Doctors diagnosed Sofia Khan’s son with spina bifida during a routine ultrasound scan 20 weeks into the pregnancy.
Even after the diagnosis, Sofia was determined to choose life for her baby. Recalling the moment, she told the Sun: “I was devastated. I kept thinking that we would manage and that he could have surgery to help him.”
However, doctors put immense pressure on Sofia and her husband to abort the baby claiming the baby boy’s spina bifida was the worst case they’d ever come across. They told Sofia to have an abortion saying it was unlikely her son would survive the pregnancy.
Heartbroken, and following much discussion, the couple decided they would listen to the doctors’ advice. Sofia said: “We were heartbroken, but we made the decision to terminate. We felt it was best for the baby but even so I had moments of doubt and guilt.”
At 25 weeks pregnant Sofia travelled to St Mary’s Hospital, Manchester to terminate the pregnancy.
During the procedure, a lethal injection was administered to the umbilical cord with the intention of stopping the baby’s heartbeat. Sofia was then transferred to her local hospital, in Bolton, where she underwent an induced labour with no choice but to deliver what she expected to be her dead baby.
Following the injection, doctors carried out two scans to ensure there was no heartbeat and confirmed to Sofia that her son was dead.
Sofia said: “It was a relief to know his suffering was over but heart-breaking that he was gone.”
But, before the procedure she felt her son move. She alerted midwives but had her concerns dismissed as they assumed the injection in the other hospital had killed Sofia’s baby.
Sofia said: “As I waited, I felt the baby kick. I told the midwife but she said it was impossible. I asked her to put the monitor on to be sure but she said there was no need.”
Ten hours later, she gave birth and was stunned to hear her baby son crying.
She says: “I thought I was going mad. I thought I was hearing the cry because that’s what I wanted – my baby to be alive.
“The midwife went into shock.
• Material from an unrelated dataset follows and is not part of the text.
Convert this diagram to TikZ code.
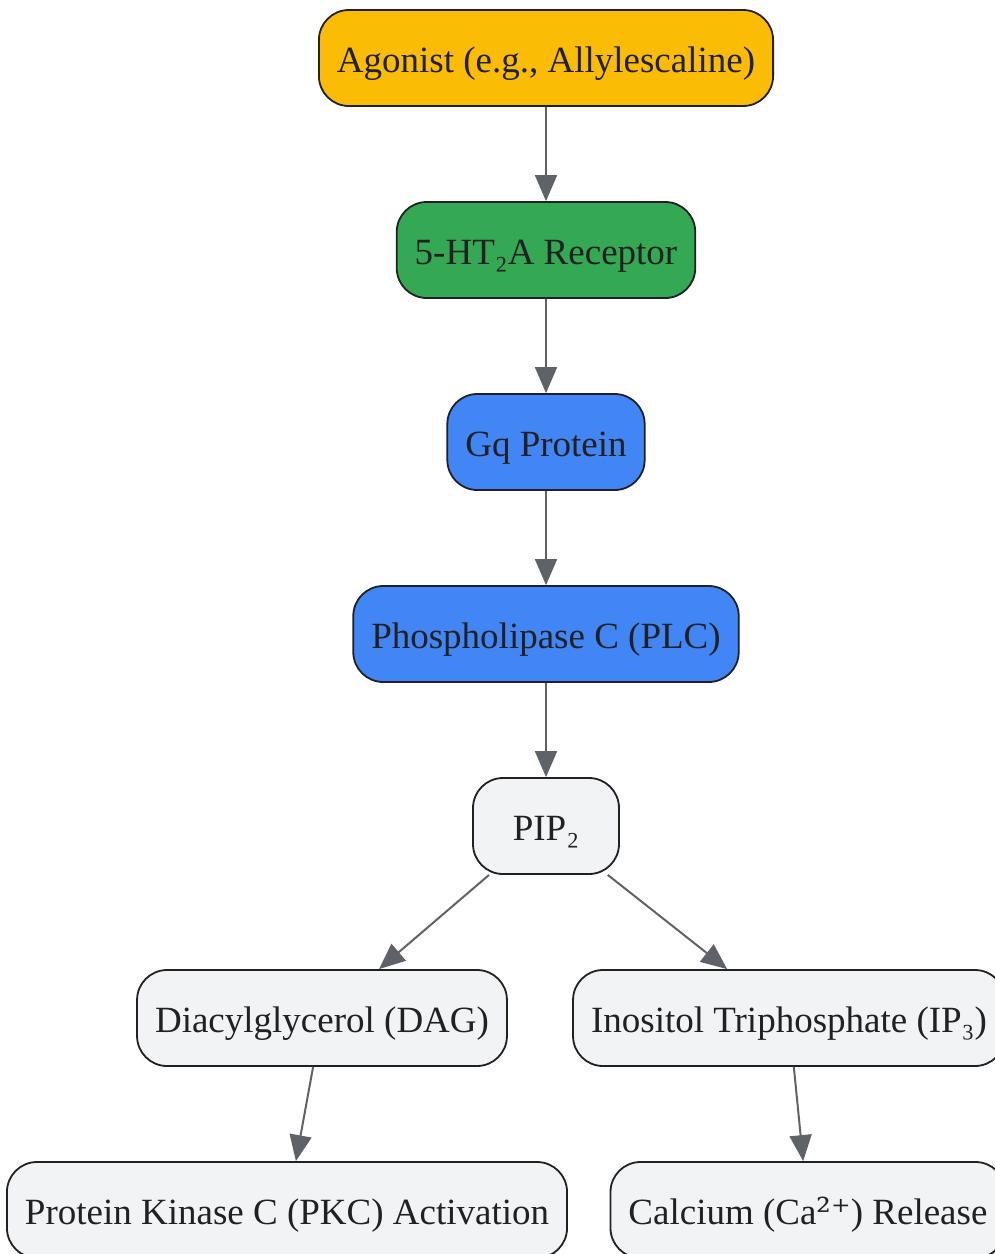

She was screaming for help, she ran with the baby into the corridor.
“They brought him back and said: ‘What do you want us to do?’ and I didn’t know what they meant. I held him and cuddled him and told him how much I loved him.
“He was such a fighter. He had a huge hole in his spine and he was very disabled, and yet he hung on to life for an hour.
“I can’t help thinking that he was determined to have one cuddle with his mummy.”
Sofia and her husband named their son Mohammed Rehman. They gave him a full funeral and he is buried near their home.
Shockingly, an internal investigation into the incident revealed that the assistant coroner had recorded the baby’s death as “by natural causes,” despite the intervention of a lethal injection and forced labour.
Dr Philip Bullen told assistant coroner Simon Nelson: “I was extremely shocked to hear what had happened … I was stunned as the procedure had gone exactly how we like the procedure to go, very smoothly.”
Disturbingly, rather than ensure doctors do more to help babies who survive an abortion, guidelines have been changed to ensure doctors listen to heartbeats for longer post-abortion to ensure that they have ended the lives of babies before inducing labour.
Asked if the hospital had apologised, Sofia added: “The hospital have offered their condolences to me but it doesn’t feel to me like they have actually apologised.
“I have been told it was very, very unfortunate and very rare and that in future women will be told that the procedure is not 100 percent effective…
“I do feel angry with the hospital. I feel angry that I wasn’t listened to.”
“I am still grieving. I think of him every day,” she added.
Estimates have predicted that 80 percent of unborn babies diagnosed with spina bifida, each year, are aborted.
However, pro-life campaigners are hopeful that now the surgery has been made routinely available on the NHS, the number of unborn babies terminated each year will fall.
A new study, conducted by researchers funded by the National Institutes of Health, has confirmed the long-term benefits of the surgery over those who had traditional corrective surgery after birth.
Last week, a former nurse revealed how babies born alive in ‘failed’ abortions in the US are being left to die, something which could happen under the Conservative’s proposed extreme abortion framework for Northern Ireland.